The Lindbad Explorer.


Somehow, this electrifying metamorphosis extended to us as we sensed the plunge into a new world. '
By Citizen Correspondent Lee Dickman
Date Posted: 01/14/07
Reader Rating: rating

She looked tiny against the wharf. The gangway was virtually horizontal when we boarded the "Lindblad Explorer" at Cape Town docks. For all her lack of size, a mere 2800 tons, she was to be our exciting, luxury home for the next five weeks while we ploughed through the South Atlantic to Antarctica. No scientific expedition, this; we were a group of ninety tourists, with many eminent scientists and explorers on the passenger list. These interesting and highly qualified people spoke freely and simply about their specialized fields, both in casual conversation, or in the lecture theatre at night, and made the trip doubly enjoyable.
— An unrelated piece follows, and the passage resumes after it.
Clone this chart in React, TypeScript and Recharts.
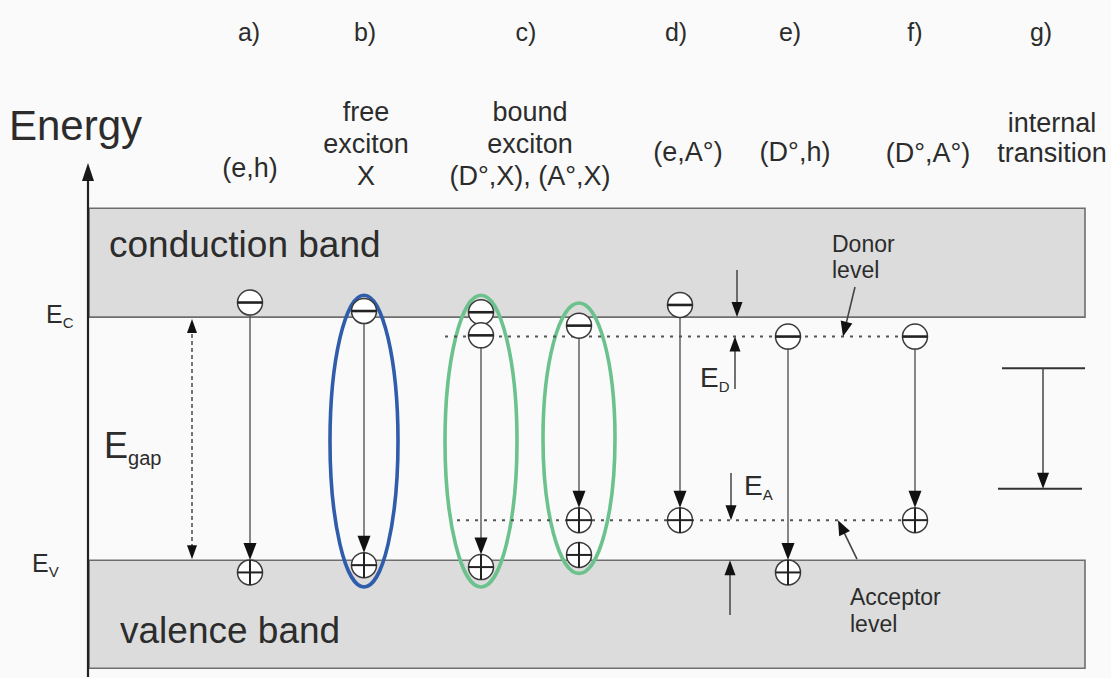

We spent many days at sea, getting to know our fellow passengers, and delighting in the informed discussions with those who knew Antarctica; quite a few of whom had written the books in the well-stocked library. We made a breathtaking and hazardous landing on Tristan da Cunha, surely one of the most remote islands on the planet, an aborted attempt to land at Gough Island, a single crag, shrouded in mist and rain, and then we reached the Antarctic convergence - the mysterious, invisible place where the icy waters of the Antarctic meet and plummet below those of the warmer South Atlantic.

Enormous changes take place at this point: in air and sea temperatures, in concentration of krill, the tiny crustacean that forms the beginnings of the entire food chain, in fish and bird life. Somehow, this electrifying metamorphosis extended to us as we sensed the plunge into a new world.

For the next four weeks, we cruised the islands and mainland visiting seal breeding grounds, a retreating glacier, a still-active volcano. We danced with icebergs and shared the stark beauty of this remote world, silent except for the shrill cries of the wheeling skua gulls, the harsh, braying call of the jackass penguin, the crack of pack ice against our hull. We marveled at the huge rookeries of penguins, so quaintly named by Francis Drake's Welsh seamen (penn gwynne 'white hair' in their native Celtic tongue). Days of bright sunshine mingled with days shrouded in mist and heavy overcast. Whenever possible, we crammed into inflatable rubber boats called Zodiacs and explored the shoreline with an anxious crew scanning the horizon for the swift, howling squalls that swept through without warning.

Scattered about this pristine world, man has made little impact.